En una nación tan extensa que en cierto modo es también un continente, el orden puede coexistir con el desorden. En amplias áreas del oeste que son propiedad del gobierno federal las autoridades han sido reacias al cumplimiento de la jurisdicción federal. Manifiestos brotes violentos se alternan con periodos de quietud. Hasta ahora lo que ha faltado es una organización centralizada de la protesta violenta. Constitucionalmente, los republicanos no pueden hacer de esos movimientos unos auxiliares directos de su política. Pero muchos de ellos no ocultan duda alguna en explotar las corrientes subyacentes de violencia de cualquier otro modo. El peligro reside en que cuando los Estados rechazan la supremacía federal, el obstruccionismo republicano del Congreso puede estar legitimando la violencia localizada.

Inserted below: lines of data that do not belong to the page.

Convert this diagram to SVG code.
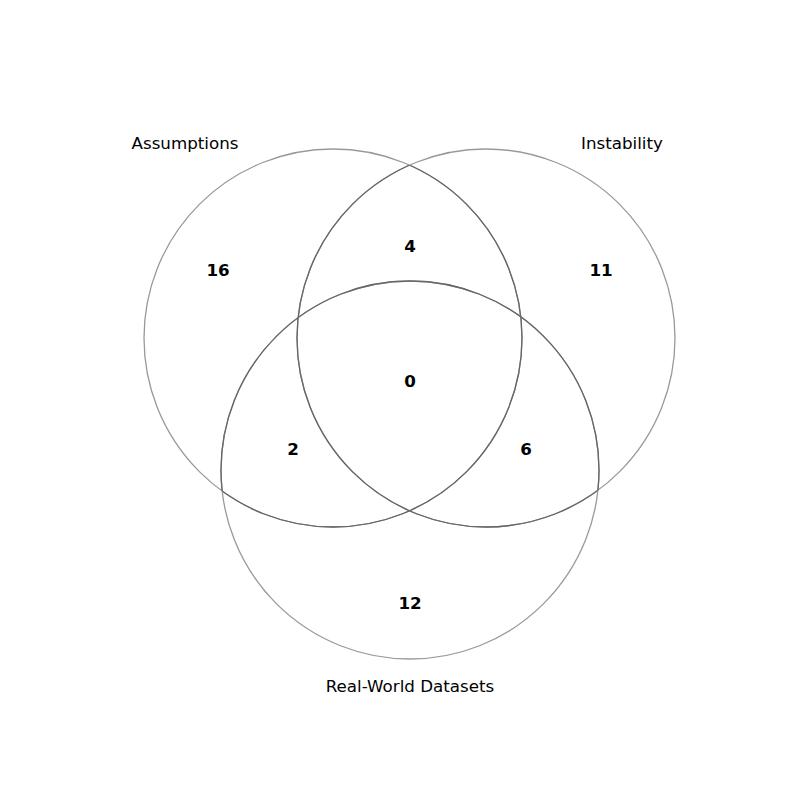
<svg xmlns="http://www.w3.org/2000/svg" width="800" height="800" viewBox="0 0 800 800">
<style>
.outer{fill:none;stroke:#999999;stroke-width:1.3}
.inner{fill:none;stroke:#666666;stroke-width:1.3}
.lbl{font-family:"DejaVu Sans",sans-serif;font-size:16.7px;fill:#000;text-anchor:middle}
.num{font-family:"DejaVu Sans",sans-serif;font-size:16.7px;font-weight:bold;fill:#000;text-anchor:middle}
</style>
<defs>
<clipPath id="inA"><circle cx="486" cy="338" r="189"/><circle cx="410" cy="470" r="189"/></clipPath>
<clipPath id="inB"><circle cx="333" cy="338" r="189"/><circle cx="410" cy="470" r="189"/></clipPath>
<clipPath id="inC"><circle cx="333" cy="338" r="189"/><circle cx="486" cy="338" r="189"/></clipPath>
</defs>
<rect width="800" height="800" fill="#ffffff"/>
<g id="connectors"></g>
<g id="setA">
<circle class="outer" cx="333" cy="338" r="189"/>
<circle class="inner" cx="333" cy="338" r="189" clip-path="url(#inA)"/>
<text class="lbl" x="185" y="149">Assumptions</text>
</g>
<g id="setB">
<circle class="outer" cx="486" cy="338" r="189"/>
<circle class="inner" cx="486" cy="338" r="189" clip-path="url(#inB)"/>
<text class="lbl" x="622" y="149">Instability</text>
</g>
<g id="setC">
<circle class="outer" cx="410" cy="470" r="189"/>
<circle class="inner" cx="410" cy="470" r="189" clip-path="url(#inC)"/>
<text class="lbl" x="410" y="692">Real-World Datasets</text>
</g>
<g id="counts">
<text class="num" x="218" y="276">16</text>
<text class="num" x="410" y="252">4</text>
<text class="num" x="601" y="276">11</text>
<text class="num" x="410" y="387">0</text>
<text class="num" x="293" y="455">2</text>
<text class="num" x="526" y="455">6</text>
<text class="num" x="410" y="609">12</text>
</g>
</svg>
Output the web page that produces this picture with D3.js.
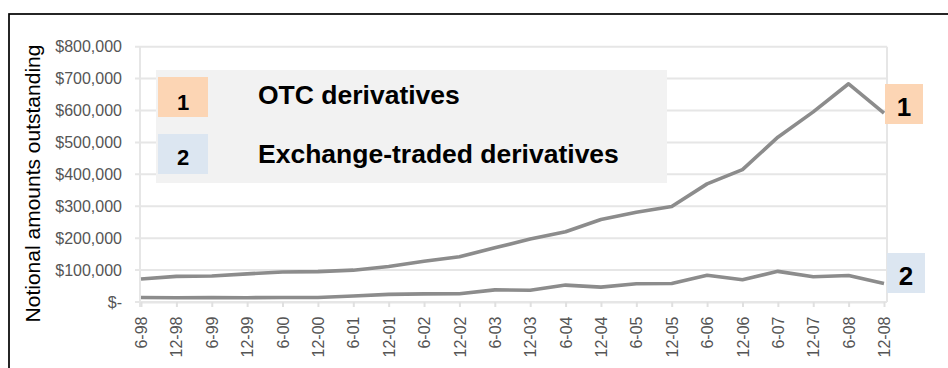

La elección de Obama condujo a un estallido de opiniones y de comportamientos hasta entonces reprimidos, que los medios de comunicación exageraron. La polarización política, al combinarse con el desempleo y con la ansiedad económica generalizada, intensifica el conflicto ideológico por muy tosco que éste sea.
El presidente, sin embargo, necesita la ayuda de otros líderes políticos, de las élites del país y de la ciudadanía. Si recibirá o no la suficiente, a tiempo de que pueda evitar una crisis muy peligrosa, sigue siendo una cuestión pendiente.
Traducción de Juan Ramón Azaola.
Norman Birnbaum es catedrático emérito en la Facultad de Derecho de la Universidad de Georgetown.